The England manager is confident his working dynamic with club managers, of which he was one himself not so long ago, remains sound.

"My relationship with the clubs is good. I don't have any problems with the clubs. Once again, people will always try to make that," said Hodgson, who had spells in charge of Fulham, Liverpool and West Brom before taking on the national team in May 2012.

"The club-country conflict is something which has kept newspapers going for years and years, so when there isn't really one [a problem], I have to accept that every now and again, one will be invented, but we don't have any problems.

"I have been very lucky with all the clubs, with all the managers. They have all been very, very good.

"No one has ever come to me and said, 'Look, I don't want you picking my player.' No player has ever been put in that position by his manager of trying to pull out of an England team.

"That is the reality of the situation, that is the truth of the situation, and that is what I live with. I can't stop people suggesting otherwise. That is up to them."

Hodgson, though, remains irked by the way in which the tactical decision to put Sterling on the bench against Estonia in Tallinn had been played out.

The England manager said: "Neither Raheem Sterling nor I should have come in for any criticism whatsoever. That is the bottom line.

"But there is a week after a football match when there is not much to write about and it suited people to focus on that.

"I don't think Raheem did anything wrong, by coming and saying you are feeling tired on the day before the game and that you don't think you can take part in the training session.

"It never for one minute occurred to me that he would be criticised like he was for doing that. I never for one minute said he was too tired to play.

"I did make the decision when he seemed too tired to train the day before the game as we were working on our team that was playing, to immediately put someone in his position, [and him] not starting. But he came on from the substitutes' bench and came on and helped us win the game."

Hodgson insists he was right to be so open in his post-match media comments, one of which to BBC Radio Five Live was "[Sterling] said, 'I'm feeling tired, I'd rather sit this one out'."
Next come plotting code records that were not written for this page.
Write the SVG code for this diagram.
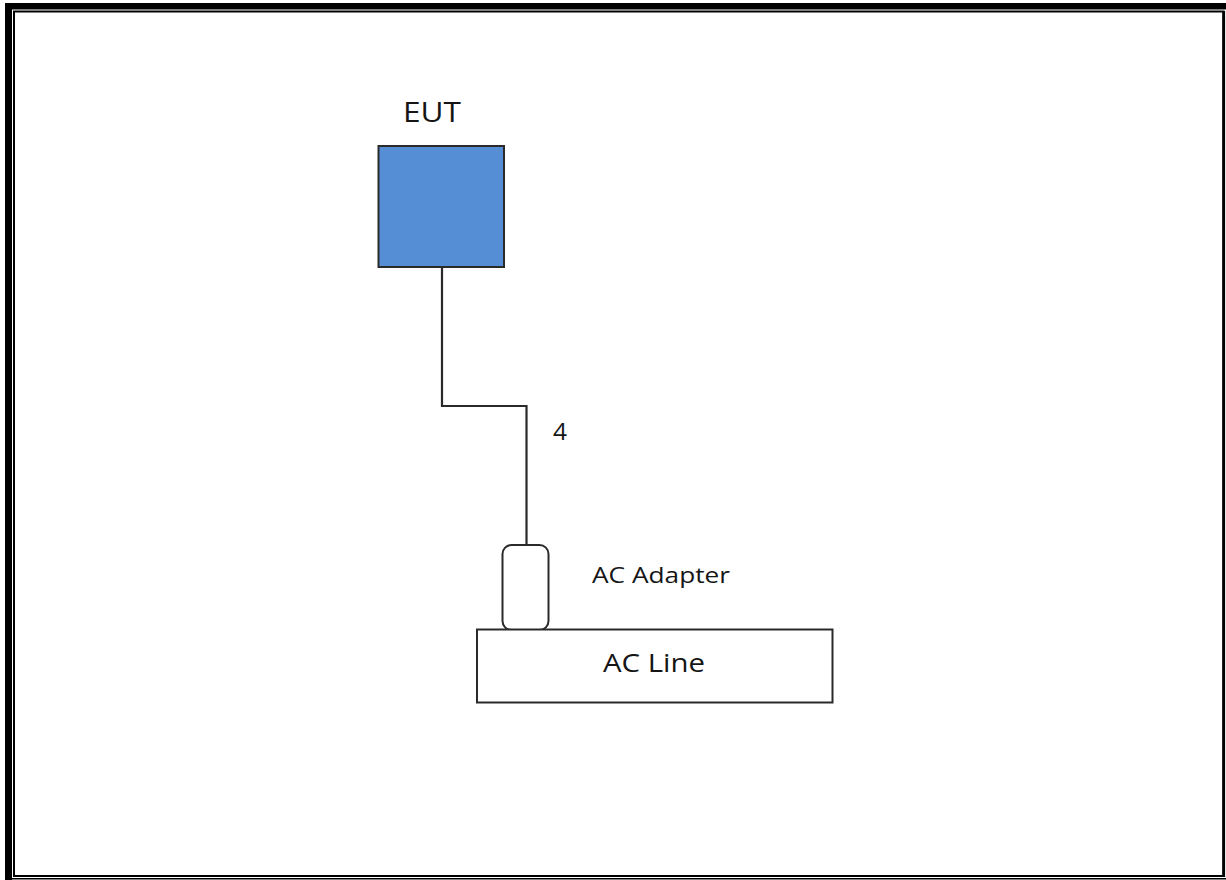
<svg xmlns="http://www.w3.org/2000/svg" width="1226" height="880" viewBox="0 0 1226 880">
<style>
  .lbl { font-family: "Open Sans", "Liberation Sans", Arial, sans-serif; fill: #151515; }
  .wire { fill: none; stroke: #2a2a2a; stroke-width: 2.2; }
  .box { stroke: #2a2a2a; stroke-width: 2; }
</style>
<rect x="0" y="0" width="1226" height="880" fill="#ffffff"/>
<g id="page-border">
  <rect x="5" y="3" width="7" height="877" fill="#000"/>
  <rect x="5" y="3" width="1221" height="6.5" fill="#000"/>
  <path d="M14 876 V11.5 H1223.5 V876 Z" fill="none" stroke="#000" stroke-width="2"/>
  <rect x="1222.3" y="11" width="2.8" height="866" fill="#000"/>
  <line x1="5" y1="878.8" x2="1226" y2="878.8" stroke="#000" stroke-width="1.6"/>
</g>
<g id="connectors">
  <path class="wire" d="M442 268 V406 H526.5 V545"/>
  <text class="lbl" x="553" y="440" font-size="23" textLength="14" lengthAdjust="spacingAndGlyphs">4</text>
</g>
<g id="eut">
  <rect class="box" x="378.5" y="146" width="125.5" height="121" fill="#558ED5"/>
  <text class="lbl" x="403" y="122" font-size="28" textLength="58" lengthAdjust="spacingAndGlyphs">EUT</text>
</g>
<g id="ac-adapter">
  <rect class="box" x="502.5" y="545" width="46" height="85" rx="9" ry="9" fill="#fff"/>
  <text class="lbl" x="592" y="583" font-size="22" textLength="138" lengthAdjust="spacingAndGlyphs">AC Adapter</text>
</g>
<g id="ac-line">
  <rect class="box" x="477" y="629.5" width="355.5" height="73" fill="#fff"/>
  <text class="lbl" x="603" y="672" font-size="25" textLength="102" lengthAdjust="spacingAndGlyphs">AC Line</text>
</g>
</svg>
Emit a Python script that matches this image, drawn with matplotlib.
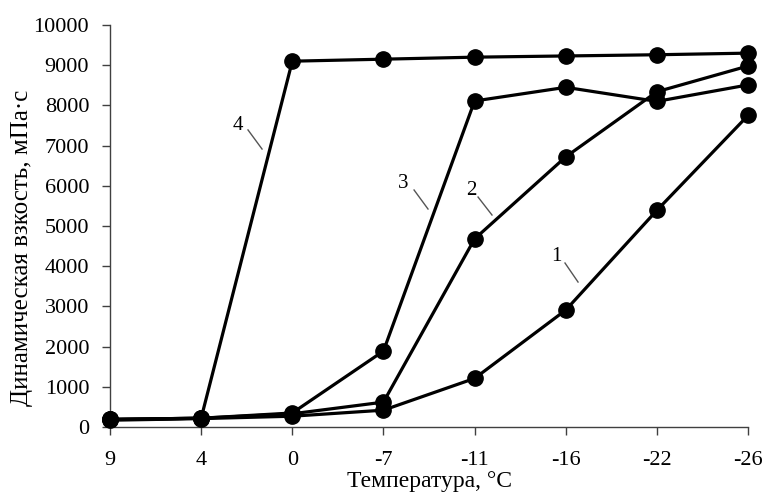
import matplotlib
matplotlib.use("Agg")
import matplotlib.pyplot as plt

categories = ["9", "4", "0", "-7", "-11", "-16", "-22", "-26"]
series1 = [170, 210, 270, 420, 1210, 2910, 5390, 7750]
series2 = [190, 220, 330, 620, 4680, 6720, 8340, 8980]
series3 = [190, 220, 350, 1890, 8110, 8450, 8100, 8510]
series4 = [190, 220, 9100, 9150, 9200, 9230, 9260, 9300]
series_labels = ["1", "2", "3", "4"]

plt.rcParams['font.family'] = ['Liberation Serif', 'DejaVu Serif']

fig = plt.figure(figsize=(7.65, 4.96), dpi=100)
ax = fig.add_axes([0.1438, 0.139, 0.834, 0.8106])

x = list(range(len(categories)))
for s in [series1, series2, series3, series4]:
    ax.plot(x, s, color='black', lw=2.3, marker='o', markersize=11, clip_on=False, zorder=3)

ax.set_xlim(0, len(categories) - 1)
ax.set_ylim(0, 10000)
ax.set_yticks(range(0, 10001, 1000))
ax.set_xticks(x)
ax.set_xticklabels(categories)
ax.spines['top'].set_visible(False)
ax.spines['right'].set_visible(False)
for sp in ['left', 'bottom']:
    ax.spines[sp].set_linewidth(1.0)
    ax.spines[sp].set_color('#404040')
ax.tick_params(axis='both', direction='out', length=6, width=1, color='#404040',
               labelsize=16)
ax.tick_params(axis='y', pad=9)
ax.tick_params(axis='x', pad=11)

ax.set_xlabel("Температура, °C", fontsize=17)
ax.xaxis.set_label_coords(0.5, -0.11)
ax.set_ylabel("Динамическая взкость, мПа·с", fontsize=18)
ax.yaxis.set_label_coords(-0.12, 0.445)

# curve labels with leader lines (data coords)
label_pos = {
    "4": (1.40, 7510, 1.514, 7390, 1.668, 6915),
    "3": (3.215, 6070, 3.336, 5896, 3.489, 5423),
    "2": (3.961, 5896, 4.038, 5721, 4.191, 5274),
    "1": (4.894, 4254, 4.992, 4080, 5.135, 3607),
}
for lab in series_labels:
    tx, ty, x0, y0, x1, y1 = label_pos[lab]
    ax.text(tx, ty, lab, fontsize=15, ha='center', va='center')
    ax.plot([x0, x1], [y0, y1], color='#555555', lw=1.0)

fig.savefig("out.png", dpi=100)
The England manager continued: "There were 30 people when he came up and told me he was feeling tired. We were just about to start the training session. How was that going to stay quiet?

"Alternatively I would be accused of not wanting to play him, but instead of dropping him and saying 'I was dropping him,' that I was using tiredness or something as an excuse. How could that be the case?

"We are just about to start a training session with him in a bib for the first team, and I only played him for 45 minutes in the last game so he could play from the start.

"What choice did I have but to tell the truth? And why should that be such a problem?"